In 1778 the United States invaded Great Britain. The American attack on the Cumberland port of Whitehaven was not an overwhelming success. The crew of Commander John Paul Jones’ USS Ranger were scared off by a fire alarm. Their thuggish Plan B - which involved abducting the Earl of Selkirk then ransoming him for American sailors - only succeeded in stealing His Lordship’s teapot. Plus a ceremonial plate that was returned to the Earl after the American War of Independence.

It’s no surprise that Commander Jones chose Cumberland. In the 1770s its principal port of Whitehaven was, after London, the second busiest harbour in England. Its 400 ships imported nutmeg from St Lucia, allspice from Barbados and pepper from India. Those flavours were woven into wieners by Whitehaven’s earlier migrants: a German community who worked the town’s mines.

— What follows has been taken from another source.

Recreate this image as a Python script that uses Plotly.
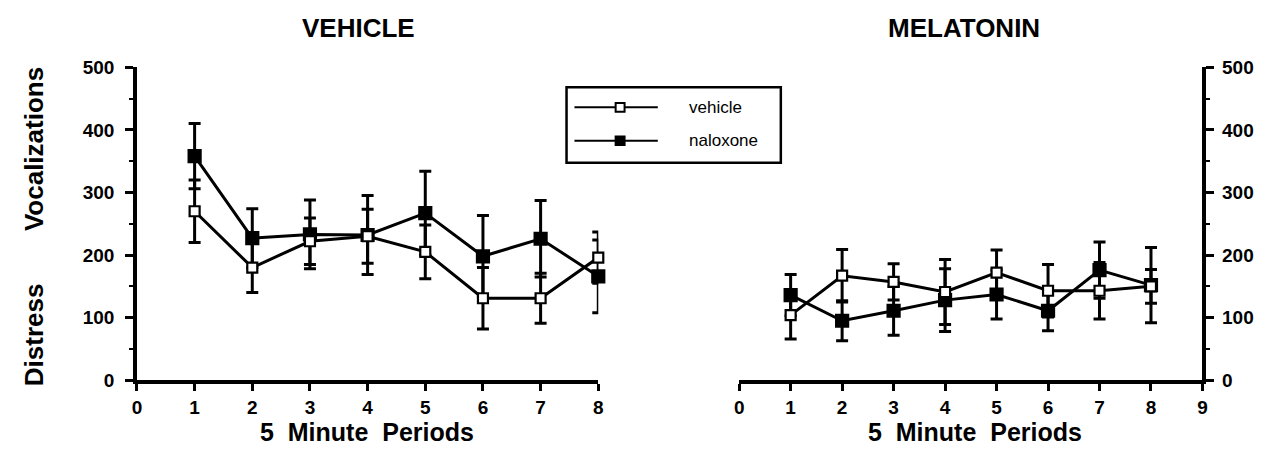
import plotly.graph_objects as go

W, H = 1267, 459

periods = [1, 2, 3, 4, 5, 6, 7, 8]

# VEHICLE panel
veh_vehicle = [270, 180, 222, 230, 205, 131, 131, 196]
veh_vehicle_err = [50, 40, 37, 43, 43, 49, 40, 41]
veh_naloxone = [358, 227, 233, 232, 267, 198, 226, 166]
veh_naloxone_err = [52, 47, 55, 63, 67, 65, 61, 58]

# MELATONIN panel
mel_vehicle = [104, 167, 157, 141, 172, 143, 143, 150]
mel_vehicle_err = [38, 42, 29, 52, 36, 42, 45, 27]
mel_naloxone = [136, 95, 111, 128, 137, 111, 176, 152]
mel_naloxone_err = [33, 32, 39, 50, 39, 32, 45, 60]

y_ticks = [0, 100, 200, 300, 400, 500]
x_ticks_left = [0, 1, 2, 3, 4, 5, 6, 7, 8]
x_ticks_right = [0, 1, 2, 3, 4, 5, 6, 7, 8, 9]

FONT = "Liberation Sans"
LW = 3


def px(x):
    return x / W


def py(y):
    return 1 - y / H


fig = go.Figure()


def add_series(xa, ya, y, err, filled):
    fig.add_trace(go.Scatter(
        x=periods, y=y, xaxis=xa, yaxis=ya, mode="lines+markers",
        line=dict(color="black", width=LW),
        marker=dict(symbol="square", size=12 if filled else 10,
                    color="black" if filled else "white",
                    line=dict(color="black", width=2.2)),
        error_y=dict(type="data", array=err, visible=True, color="black",
                     thickness=3, width=6),
        showlegend=False, cliponaxis=False,
    ))


add_series("x", "y", veh_naloxone, veh_naloxone_err, True)
add_series("x", "y", veh_vehicle, veh_vehicle_err, False)
add_series("x2", "y2", mel_naloxone, mel_naloxone_err, True)
add_series("x2", "y2", mel_vehicle, mel_vehicle_err, False)

ydom = [1 - 388 / H, 1 - 60 / H]
tickfont = dict(family=FONT, size=19, color="black", weight="bold")

common_axis = dict(showgrid=False, zeroline=False, showline=True, linecolor="black",
                   linewidth=3.5, ticks="outside", tickcolor="black", tickwidth=3,
                   tickfont=tickfont)

fig.update_layout(
    width=W, height=H, margin=dict(l=0, r=0, t=0, b=0),
    paper_bgcolor="white", plot_bgcolor="white",
    xaxis=dict(domain=[px(133), px(598)], range=[0, 8], tickvals=x_ticks_left,
               anchor="y", ticklen=7, ticklabelstandoff=0, **common_axis),
    yaxis=dict(domain=ydom, range=[0, 500], tickvals=y_ticks, anchor="x",
               ticklen=8, ticklabelstandoff=7,
               minor=dict(tickvals=[50, 150, 250, 350, 450], ticks="outside",
                          ticklen=4, tickwidth=2, tickcolor="black"),
               **common_axis),
    xaxis2=dict(domain=[px(740), px(1207)], range=[0, 9], tickvals=x_ticks_right,
                anchor="y2", ticklen=7, ticklabelstandoff=0, **common_axis),
    yaxis2=dict(domain=ydom, range=[0, 500], tickvals=y_ticks, anchor="x2",
                side="right", ticklen=8, ticklabelstandoff=4,
                minor=dict(tickvals=[50, 150, 250, 350, 450], ticks="outside",
                           ticklen=4, tickwidth=2, tickcolor="black"),
                **common_axis),
)

title_font = dict(family=FONT, size=26, color="black", weight="bold")
xtitle_font = dict(family=FONT, size=25, color="black", weight="bold")
ann = []
ann.append(dict(text="VEHICLE", x=px(356), y=py(1), xref="paper", yref="paper",
                showarrow=False, font=title_font, xanchor="center", yanchor="top"))
ann.append(dict(text="MELATONIN", x=px(967), y=py(1), xref="paper", yref="paper",
                showarrow=False, font=title_font, xanchor="center", yanchor="top"))
ann.append(dict(text="5\u00a0\u00a0Minute\u00a0\u00a0Periods", x=px(365), y=0,
                xref="paper", yref="paper", showarrow=False, font=xtitle_font,
                xanchor="center", yanchor="bottom"))
ann.append(dict(text="5\u00a0\u00a0Minute\u00a0\u00a0Periods", x=px(978), y=0,
                xref="paper", yref="paper", showarrow=False, font=xtitle_font,
                xanchor="center", yanchor="bottom"))
ann.append(dict(text="Vocalizations", x=px(30), y=py(146), xref="paper", yref="paper",
                showarrow=False, font=title_font, textangle=-90,
                xanchor="center", yanchor="middle"))
ann.append(dict(text="Distress", x=px(30), y=py(340), xref="paper", yref="paper",
                showarrow=False, font=title_font, textangle=-90,
                xanchor="center", yanchor="middle"))

# legend (drawn as a key box)
legend_font = dict(family=FONT, size=17, color="black")
shapes = []
shapes.append(dict(type="rect", xref="paper", yref="paper", x0=px(566), x1=px(782),
                   y0=py(160), y1=py(81), line=dict(color="black", width=2.5),
                   fillcolor="white", layer="above"))
for label, yy, filled in [("vehicle", 102, False), ("naloxone", 137, True)]:
    shapes.append(dict(type="line", xref="paper", yref="paper", x0=px(574), x1=px(658),
                       y0=py(yy), y1=py(yy), line=dict(color="black", width=2),
                       layer="above"))
    s = 4.5
    shapes.append(dict(type="rect", xref="paper", yref="paper", x0=px(620 - s),
                       x1=px(620 + s), y0=py(yy + s), y1=py(yy - s),
                       line=dict(color="black", width=2),
                       fillcolor="black" if filled else "white", layer="above"))
    ann.append(dict(text=label, x=px(687), y=py(yy), xref="paper", yref="paper",
                    showarrow=False, font=legend_font, xanchor="left", yanchor="middle"))

fig.update_layout(annotations=ann, shapes=shapes)

fig.write_html("out.html")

The resulting Cumberland sausage was unlinked like an endlessly spiralling bratwurst. It was made with pork chopped, not minced, to offer mariners sustenance and heft. The sausages were then air-dried like Parma Ham for longevity. In short, the region’s circular banger was a coiling Andromeda of internationalism and spice.

Britain’s other regions highlighted local links. Sausages from Lincolnshire had parsley and sage from the marshy flatlands. West Country sausages contained cider. Welsh ones leeks and chives. (Heaven knows what the ancients would make of the SW6 Sausage made from a delicate blend of Italian herbs and mustard seeds.)

Alas, avarice not American invasion tarnished the Cumberland’s reputation. In 1964 the Cumberland pig, a weather-hardened fatty that provided the distinctive meat, became extinct as farmers turned to leaner, more docile and productive breeds. Worse still, meat content was reduced from 90% to nearer 45%. In the words of Cumberland Sausage Association: "Marketeers twigged that they could produce an inferior version elsewhere for less money but a lot more profit." The unique banger nearly had its shot its last.

After a long campaign to the European Union, the Cumberland was granted Protected Geographical Indication (PGI) status in 2011. As Britain’s only protected sausage it joins the ranks of Gorgonzola cheese, Melton Mowbray pork pies and Hungarian pálinka brandy as an intrinsically regional foodstuff.

As DEFRA’s shockingly wordy file on Cumberland’s states: “Seasonings vary according to butchers’ individual recipes but can only include combinations of the following spices: white pepper, black pepper, thyme, sage, nutmeg, mace and cayenne.” Those links across the seas remain.